The Unknowable God Page 2

The Unknowable God--whom Poimandres calls "the God beyond all name", Marcion "the Alien or Other", and Simon "an incomprehensible Silence"--was known to the Qabbalists, much later, as the Eyn (where 'Ey-' is pronounced as it is in 'they') or Nothing. This Unknowable God is, it would seem, the purest form of any concept of the Deity, since--as all Its epithets imply and all Its proponents insist--It is beyond the range of all thought. As evidence of just how ineffable It really is, note that even saying that It is beyond all thought involves the speaker in a contradiction. For is not "It is beyond all thought" a thought? This, in fact, is the gist of the poem Enantiodromia, a title which comes from Heracleitos and which, poetically, says as much as that "All things change into their opposites". The poem begins:

        Attributelessness is an attribute . . .

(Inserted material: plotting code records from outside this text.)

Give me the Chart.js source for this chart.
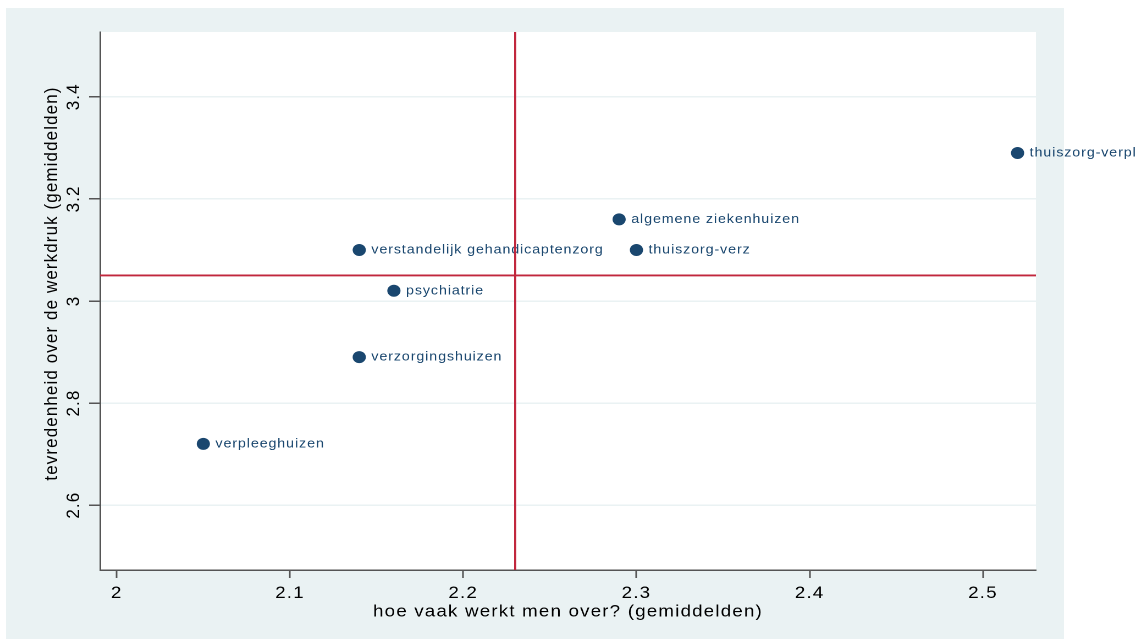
<!DOCTYPE html>
<html lang="nl">
<head>
<meta charset="UTF-8">
<title>Werkdruk en overwerk</title>
<script src="https://cdn.jsdelivr.net/npm/chart.js@4"></script>
<style>
  html, body { margin: 0; padding: 0; background: #fff; overflow: hidden; }
  /* the original graph is slightly stretched sideways, so draw narrower and stretch */
  #wrap { width: 1033px; height: 639px; transform: scaleX(1.09971); transform-origin: 0 0; }
</style>
</head>
<body>
<div id="wrap"><canvas id="chart" width="1033" height="639"></canvas></div>
<script>
const categories = ['verpleeghuizen', 'verzorgingshuizen', 'psychiatrie', 'verstandelijk gehandicaptenzorg',
                    'algemene ziekenhuizen', 'thuiszorg-verz', 'thuiszorg-verpl'];
const overwerk = [2.05, 2.14, 2.16, 2.14, 2.29, 2.30, 2.52];
const tevredenheid = [2.72, 2.89, 3.02, 3.10, 3.16, 3.10, 3.29];

const xTicks = [2, 2.1, 2.2, 2.3, 2.4, 2.5];
const xTickLabels = ['2', '2.1', '2.2', '2.3', '2.4', '2.5'];
const yTicks = [2.6, 2.8, 3, 3.2, 3.4];
const yTickLabels = ['2.6', '2.8', '3', '3.2', '3.4'];

const xMin = 1.9904, xMax = 2.5306;
const yMin = 2.473, yMax = 3.527;
const refX = 2.23;
const refY = 3.05;

const xTitle = 'hoe vaak werkt men over? (gemiddelden)';
const yTitle = 'tevredenheid over de werkdruk (gemiddelden)';

const navy = '#1a476f';
const red = '#c1273d';
const axisColor = '#555555';
const fontFamily = '"Liberation Sans", Arial, sans-serif';

const background = {
    id: 'background',
    afterInit(chart) {
        // Stata spaces its letters a little wider
        chart.ctx.letterSpacing = '1.1px';
    },
    beforeDraw(chart) {
        const {ctx, chartArea: a} = chart;
        ctx.save();
        ctx.fillStyle = '#ffffff';
        ctx.fillRect(0, 0, chart.width, chart.height);
        ctx.fillStyle = '#eaf2f3';
        ctx.fillRect(5.5, 8, 962, chart.height - 8);
        ctx.fillStyle = '#ffffff';
        ctx.fillRect(a.left, a.top, a.right - a.left, a.bottom - a.top);
        ctx.restore();
    }
};

// marker labels, drawn right after the scatter so the red lines cover them
const pointLabels = {
    id: 'pointLabels',
    afterDatasetDraw(chart, args) {
        if (args.index !== 2) return;
        const ctx = chart.ctx;
        ctx.save();
        ctx.font = '13px ' + fontFamily;
        ctx.letterSpacing = '0.8px';
        ctx.fillStyle = navy;
        ctx.textBaseline = 'middle';
        args.meta.data.forEach((pt, i) => ctx.fillText(categories[i], pt.x + 11, pt.y));
        ctx.restore();
    }
};

new Chart(document.getElementById('chart'), {
    type: 'scatter',
    data: {
        datasets: [
            {
                type: 'line',
                data: [{x: refX, y: yMin}, {x: refX, y: yMax}],
                borderColor: red,
                borderWidth: 1.9,
                pointRadius: 0
            },
            {
                type: 'line',
                data: [{x: xMin, y: refY}, {x: xMax, y: refY}],
                borderColor: red,
                borderWidth: 1.9,
                pointRadius: 0
            },
            {
                data: overwerk.map((x, i) => ({x: x, y: tevredenheid[i]})),
                backgroundColor: navy,
                borderWidth: 0,
                pointRadius: 6
            }
        ]
    },
    options: {
        responsive: false,
        devicePixelRatio: 2,
        animation: false,
        events: [],
        layout: { padding: { left: 0, top: 32, right: 91, bottom: 0 } },
        plugins: {
            legend: { display: false },
            tooltip: { enabled: false }
        },
        scales: {
            x: {
                type: 'linear',
                min: xMin,
                max: xMax,
                afterBuildTicks: s => { s.ticks = xTicks.map(v => ({value: v})); },
                afterFit: s => { s.height = 69; },
                grid: { drawOnChartArea: false, tickLength: 8, tickColor: axisColor, tickWidth: 1.5 },
                border: { color: axisColor, width: 1.5 },
                ticks: {
                    padding: 5,
                    color: '#000',
                    autoSkip: false,
                    maxRotation: 0,
                    font: { family: fontFamily, size: 17 },
                    callback: (v, i) => xTickLabels[i]
                },
                title: {
                    display: true,
                    text: xTitle,
                    color: '#000',
                    font: { family: fontFamily, size: 17 },
                    padding: { top: 0, bottom: 17 }
                }
            },
            y: {
                type: 'linear',
                min: yMin,
                max: yMax,
                afterBuildTicks: s => { s.ticks = yTicks.map(v => ({value: v})); },
                afterFit: s => { s.width = 91; },
                grid: { color: '#eaf2f3', lineWidth: 1.5, tickLength: 10, tickColor: axisColor, tickWidth: 1.5 },
                border: { color: axisColor, width: 1.5 },
                ticks: {
                    padding: 0,
                    crossAlign: 'center',
                    minRotation: 90,
                    maxRotation: 90,
                    autoSkip: false,
                    color: '#000',
                    font: { family: fontFamily, size: 17 },
                    callback: (v, i) => yTickLabels[i]
                },
                title: {
                    display: true,
                    // leading spaces lift the title a little, as in the original
                    text: '      ' + yTitle,
                    color: '#000',
                    font: { family: fontFamily, size: 17 },
                    padding: { top: 37, bottom: 0 }
                }
            }
        }
    },
    plugins: [background, pointLabels]
});
</script>
</body>
</html>
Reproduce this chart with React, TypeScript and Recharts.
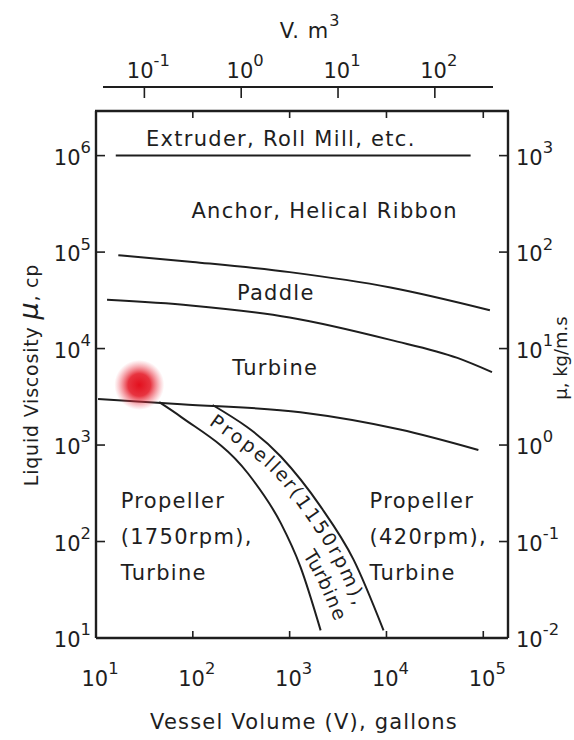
import React from 'react';
import { ComposedChart, Line, Scatter, XAxis, YAxis } from 'recharts';

const FONT = '"DejaVu Sans", "Noto Sans", sans-serif';
const INK = '#1e1e1e';

const WIDTH = 574;
const HEIGHT = 740;
const LEFT_W = 96;
const RIGHT_W = 66;
const TOP_H = 111;
const BOTTOM_H = 102;
const PLOT_TOP = TOP_H;

// the top scale in the figure sits at about 10^2.5 gallons per m^3
const GAL_PER_M3 = 316;
const CP_PER_SI = 1000;

// vessel volume, gallons
const volumeDomain = [10, 180000];
const volumeTicks = [10, 100, 1000, 10000, 100000];
// vessel volume, m^3
const cubicTicks = [0.1, 1, 10, 100];
// viscosity, cp
const viscosityDomain = [10, 2.9e6];
const viscosityTicks = [10, 100, 1e3, 1e4, 1e5, 1e6];
// viscosity, kg/m.s
const siTicks = [0.01, 0.1, 1, 10, 100, 1000];

// boundaries between agitator types (v in gallons, mu in cp)
const extruderLine = [
  { v: 16, mu: 1e6 },
  { v: 74000, mu: 1e6 },
];
const anchorLine = [
  { v: 17, mu: 93000 },
  { v: 100, mu: 79000 },
  { v: 1000, mu: 62000 },
  { v: 11000, mu: 43000 },
  { v: 117000, mu: 25000 },
];
const paddleLine = [
  { v: 13, mu: 32000 },
  { v: 95, mu: 28000 },
  { v: 1000, mu: 21000 },
  { v: 11000, mu: 12300 },
  { v: 54000, mu: 8000 },
  { v: 123000, mu: 5700 },
];
const turbineLine = [
  { v: 10.5, mu: 3000 },
  { v: 76, mu: 2650 },
  { v: 1290, mu: 2190 },
  { v: 13800, mu: 1450 },
  { v: 89000, mu: 890 },
];
const propeller1750Line = [
  { v: 45, mu: 2780 },
  { v: 76, mu: 1950 },
  { v: 370, mu: 510 },
  { v: 810, mu: 155 },
  { v: 1290, mu: 55 },
  { v: 2090, mu: 12 },
];
const propeller1150Line = [
  { v: 160, mu: 2600 },
  { v: 810, mu: 760 },
  { v: 2090, mu: 230 },
  { v: 4570, mu: 65 },
  { v: 9330, mu: 12 },
];
const highlight = [{ v: 28, mu: 4200 }];

const regionLabels = [
  { v: 810, mu: 1.26e6, lines: ['Extruder, Roll Mill, etc.'], anchor: 'middle' },
  { v: 2300, mu: 2.28e5, lines: ['Anchor, Helical Ribbon'], anchor: 'middle' },
  { v: 720, mu: 32000, lines: ['Paddle'], anchor: 'middle' },
  { v: 710, mu: 5350, lines: ['Turbine'], anchor: 'middle' },
  { v: 18, mu: 224, lines: ['Propeller', '(1750rpm),', 'Turbine'], anchor: 'start' },
  { v: 6700, mu: 224, lines: ['Propeller', '(420rpm),', 'Turbine'], anchor: 'start' },
];

// the m^3 scale shares the gallon positions
const cubicGuide = extruderLine.map((p) => ({ m3: p.v / GAL_PER_M3, mu: p.mu }));

const Power = ({ x, y, exp, anchor, size }: any) => (
  <text x={x} y={y} textAnchor={anchor} fontFamily={FONT} fontSize={size} fill={INK}>
    10
    <tspan dy={-size * 0.55} fontSize={size * 0.78}>
      {exp}
    </tspan>
  </text>
);

const log10 = (v: number) => Math.round(Math.log10(v));

const VolumeTick = ({ x, y, payload, index }: any) => (
  <g>
    {index > 0 && <line x1={x} x2={x} y1={y} y2={y - 7} stroke={INK} strokeWidth={1.6} />}
    {index > 0 && <line x1={x} x2={x} y1={PLOT_TOP} y2={PLOT_TOP + 7} stroke={INK} strokeWidth={1.6} />}
    <Power x={x + 4} y={y + 48} exp={log10(payload.value)} anchor="middle" size={21} />
  </g>
);

const CubicTick = ({ x, y, payload }: any) => (
  <g>
    <line x1={x} x2={x} y1={y - 24} y2={y - 13} stroke={INK} strokeWidth={1.6} />
    <Power x={x + 4} y={y - 33} exp={log10(payload.value)} anchor="middle" size={21} />
  </g>
);

const CpTick = ({ x, y, payload, index }: any) => (
  <g>
    {index > 0 && <line x1={x} x2={x + 9} y1={y} y2={y} stroke={INK} strokeWidth={1.6} />}
    <Power x={x - 5} y={y + 9} exp={log10(payload.value)} anchor="end" size={21} />
  </g>
);

const SiTick = ({ x, y, payload, index }: any) => (
  <g>
    {index > 0 && <line x1={x - 9} x2={x} y1={y} y2={y} stroke={INK} strokeWidth={1.6} />}
    <Power x={x + 8} y={y + 9} exp={log10(payload.value)} anchor="start" size={21} />
  </g>
);

const RegionLabel = ({ cx, cy, payload }: any) => (
  <text x={cx} y={cy} textAnchor={payload.anchor} fontFamily={FONT} fontSize={21} fill={INK} letterSpacing={1.3}>
    {payload.lines.map((line: string, i: number) => (
      <tspan key={line} x={cx} dy={i === 0 ? 0 : 36}>
        {line}
      </tspan>
    ))}
  </text>
);

const Blob = ({ cx, cy }: any) => (
  <g>
    <defs>
      <radialGradient id="blobFill">
        <stop offset="0%" stopColor="#e3101e" stopOpacity={1} />
        <stop offset="45%" stopColor="#e3101e" stopOpacity={0.85} />
        <stop offset="100%" stopColor="#f05060" stopOpacity={0} />
      </radialGradient>
    </defs>
    <circle cx={cx} cy={cy} r={25} fill="url(#blobFill)" />
  </g>
);

const smoothPath = (pts: any[]) => {
  let d = `M${pts[0].x},${pts[0].y}`;
  for (let i = 0; i < pts.length - 1; i++) {
    const p0 = pts[i - 1] || pts[i];
    const p1 = pts[i];
    const p2 = pts[i + 1];
    const p3 = pts[i + 2] || p2;
    const c1x = p1.x + (p2.x - p0.x) / 6;
    const c1y = p1.y + (p2.y - p0.y) / 6;
    const c2x = p2.x - (p3.x - p1.x) / 6;
    const c2y = p2.y - (p3.y - p1.y) / 6;
    d += ` C${c1x},${c1y} ${c2x},${c2y} ${p2.x},${p2.y}`;
  }
  return d;
};

// text that runs down the band between the two propeller curves
const BandText = (props: any) => {
  const { index, points } = props;
  if (index !== 0 || !points) return <g key={`band-${index}`} />;
  return (
    <g key="band-text">
      <path id="band1150" d={smoothPath(points)} fill="none" stroke="none" />
      <text fontFamily={FONT} fontSize={19} fill={INK} letterSpacing={3.1}>
        <textPath href="#band1150" startOffset={8}>
          <tspan dy={18}>Propeller(1150rpm),</tspan>
        </textPath>
      </text>
      <text fontFamily={FONT} fontSize={19} fill={INK} letterSpacing={1.8}>
        <textPath href="#band1150" startOffset={182}>
          <tspan dy={42}>Turbine</tspan>
        </textPath>
      </text>
    </g>
  );
};

const curve = { type: 'monotone' as const, stroke: INK, strokeWidth: 2, dot: false, activeDot: false, isAnimationActive: false, xAxisId: 'gal', yAxisId: 'cp', dataKey: 'mu' };

export default function App() {
  return (
    <div style={{ position: 'absolute', left: 0, top: 0, background: '#fff' }}>
      <ComposedChart width={WIDTH} height={HEIGHT} margin={{ top: 0, right: 0, bottom: 0, left: 0 }}>
        <XAxis
          xAxisId="gal"
          dataKey="v"
          type="number"
          scale="log"
          domain={volumeDomain}
          ticks={volumeTicks}
          allowDataOverflow
          height={BOTTOM_H}
          stroke={INK}
          strokeWidth={2.4}
          tickLine={false}
          tickSize={0}
          tickMargin={0}
          tick={<VolumeTick />}
        />
        <XAxis
          xAxisId="m3"
          dataKey="m3"
          orientation="top"
          type="number"
          scale="log"
          domain={[volumeDomain[0] / GAL_PER_M3, volumeDomain[1] / GAL_PER_M3]}
          ticks={cubicTicks}
          allowDataOverflow
          height={TOP_H}
          axisLine={false}
          tickLine={false}
          tickSize={0}
          tickMargin={0}
          tick={<CubicTick />}
        />
        <YAxis
          yAxisId="cp"
          type="number"
          scale="log"
          domain={viscosityDomain}
          ticks={viscosityTicks}
          allowDataOverflow
          width={LEFT_W}
          stroke={INK}
          strokeWidth={2.4}
          tickLine={false}
          tickSize={0}
          tickMargin={0}
          tick={<CpTick />}
        />
        <YAxis
          yAxisId="si"
          orientation="right"
          type="number"
          scale="log"
          domain={[viscosityDomain[0] / CP_PER_SI, viscosityDomain[1] / CP_PER_SI]}
          ticks={siTicks}
          allowDataOverflow
          width={RIGHT_W}
          stroke={INK}
          strokeWidth={2.4}
          tickLine={false}
          tickSize={0}
          tickMargin={0}
          tick={<SiTick />}
        />

        <Scatter data={highlight} xAxisId="gal" yAxisId="cp" dataKey="mu" shape={<Blob />} isAnimationActive={false} />

        <Line {...curve} data={cubicGuide} xAxisId="m3" stroke="none" />
        <Line {...curve} data={extruderLine} type="linear" />
        <Line {...curve} data={anchorLine} />
        <Line {...curve} data={paddleLine} />
        <Line {...curve} data={turbineLine} />
        <Line {...curve} data={propeller1750Line} />
        <Line {...curve} data={propeller1150Line} dot={<BandText />} />

        <Scatter data={regionLabels} xAxisId="gal" yAxisId="cp" dataKey="mu" shape={<RegionLabel />} isAnimationActive={false} />

        {/* top edge of the frame, outer m^3 scale line and axis titles */}
        <line x1={LEFT_W - 1} x2={WIDTH - RIGHT_W + 1} y1={PLOT_TOP} y2={PLOT_TOP} stroke={INK} strokeWidth={2.6} />
        <line x1={103} x2={493} y1={87} y2={87} stroke={INK} strokeWidth={2} />
        <text x={310} y={38} textAnchor="middle" fontFamily={FONT} fontSize={21} fill={INK} letterSpacing={1}>
          V. m<tspan dy={-12} fontSize={16}>3</tspan>
        </text>
        <text x={304} y={729} textAnchor="middle" fontFamily={FONT} fontSize={21} fill={INK} letterSpacing={1.2}>
          Vessel Volume (V), gallons
        </text>
        <text
          transform="translate(38,375) rotate(-90)"
          textAnchor="middle"
          fontFamily={FONT}
          fontSize={19}
          fill={INK}
          letterSpacing={0.8}
        >
          Liquid Viscosity <tspan fontSize={27} fontStyle="italic">μ</tspan>, cp
        </text>
        <text
          transform="translate(567,358) rotate(-90)"
          textAnchor="middle"
          fontFamily={FONT}
          fontSize={18}
          fill={INK}
        >
          μ, kg/m.s
        </text>
      </ComposedChart>
    </div>
  );
}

meaning, of course, that even saying that "the Deity is beyond the power of the human capacity for attributing characteristics" is itself a characteristic we attribute to the Deity. And of course, any such attempt to convey the thought that "the Deity is beyond describing" immediately turns into the opposite act of describing--thereby describing Its indescribability. Perhaps the Qabbalists put it the best way by saying that the Eyn, or Nothing, is so called because when humans attempt to think of It their attempts come to nothing! The best that we can do, when contemplating the Eyn, is to comprehend It as Eyn Soph (with a long 'o' as in 'poke') or Infinitude, what Simon called the Boundless Power. And of course even this state of comprehending is at best a rational analogue to the actual Infinitude.